--- Start of PROVIDED INFORMATION ---
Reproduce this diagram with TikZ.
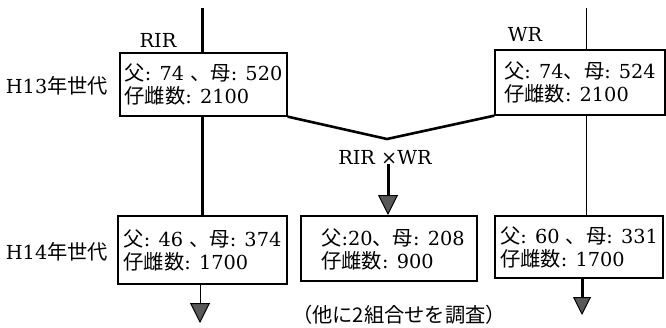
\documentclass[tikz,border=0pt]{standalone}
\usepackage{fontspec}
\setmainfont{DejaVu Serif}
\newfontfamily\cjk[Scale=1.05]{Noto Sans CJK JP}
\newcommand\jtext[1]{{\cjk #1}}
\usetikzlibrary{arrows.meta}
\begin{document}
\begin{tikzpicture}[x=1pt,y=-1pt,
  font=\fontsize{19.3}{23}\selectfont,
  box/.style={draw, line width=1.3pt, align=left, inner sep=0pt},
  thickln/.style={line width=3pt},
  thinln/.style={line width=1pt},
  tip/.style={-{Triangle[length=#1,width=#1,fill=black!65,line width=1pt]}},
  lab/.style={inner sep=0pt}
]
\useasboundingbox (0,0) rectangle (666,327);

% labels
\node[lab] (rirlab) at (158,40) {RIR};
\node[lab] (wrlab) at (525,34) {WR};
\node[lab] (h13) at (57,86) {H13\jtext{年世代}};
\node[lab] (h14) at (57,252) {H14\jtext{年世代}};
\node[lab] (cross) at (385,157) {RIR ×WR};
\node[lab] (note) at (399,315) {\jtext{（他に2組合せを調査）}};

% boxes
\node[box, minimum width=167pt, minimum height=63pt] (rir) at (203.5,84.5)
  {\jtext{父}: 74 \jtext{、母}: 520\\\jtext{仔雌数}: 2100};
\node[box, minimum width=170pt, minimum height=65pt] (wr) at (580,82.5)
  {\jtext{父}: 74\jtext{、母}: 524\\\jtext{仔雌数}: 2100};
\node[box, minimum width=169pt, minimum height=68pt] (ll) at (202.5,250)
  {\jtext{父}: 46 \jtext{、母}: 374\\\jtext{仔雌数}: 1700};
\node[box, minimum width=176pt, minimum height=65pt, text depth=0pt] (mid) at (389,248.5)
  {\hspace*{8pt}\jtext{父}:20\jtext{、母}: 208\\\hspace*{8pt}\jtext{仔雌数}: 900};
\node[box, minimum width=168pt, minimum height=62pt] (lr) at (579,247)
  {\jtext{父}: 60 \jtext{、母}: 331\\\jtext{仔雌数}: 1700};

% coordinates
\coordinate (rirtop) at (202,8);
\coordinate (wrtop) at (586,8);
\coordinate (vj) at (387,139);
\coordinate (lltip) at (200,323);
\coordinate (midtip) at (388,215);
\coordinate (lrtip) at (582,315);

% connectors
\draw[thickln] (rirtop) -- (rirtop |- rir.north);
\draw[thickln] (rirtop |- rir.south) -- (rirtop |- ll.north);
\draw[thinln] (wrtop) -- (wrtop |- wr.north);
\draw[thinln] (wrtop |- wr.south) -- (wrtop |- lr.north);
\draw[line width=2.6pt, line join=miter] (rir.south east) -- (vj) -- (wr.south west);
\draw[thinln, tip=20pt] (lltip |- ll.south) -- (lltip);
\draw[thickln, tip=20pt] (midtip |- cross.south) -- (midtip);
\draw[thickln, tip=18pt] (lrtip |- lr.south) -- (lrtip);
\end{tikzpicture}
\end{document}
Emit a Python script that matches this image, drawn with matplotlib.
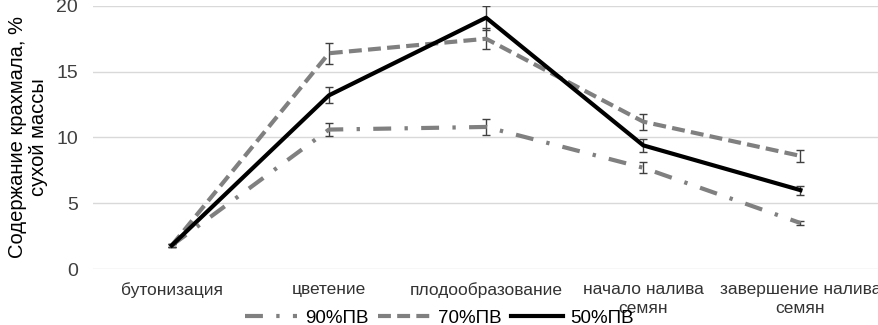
--- End of PROVIDED INFORMATION ---
--- Start of PROVIDED INFORMATION ---
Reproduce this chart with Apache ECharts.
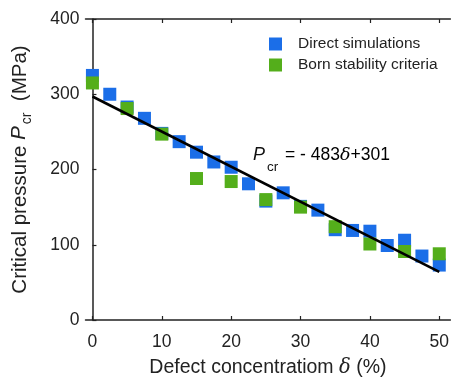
--- End of PROVIDED INFORMATION ---
● EXERCISE INSTRUCTIONS: Lines of the material that contain the word "this" are to be gathered.

● WRITTEN RESPONSE:
Reproduce this diagram with TikZ.
Emit a Python script that matches this image, drawn with matplotlib.
Reproduce this chart with Apache ECharts.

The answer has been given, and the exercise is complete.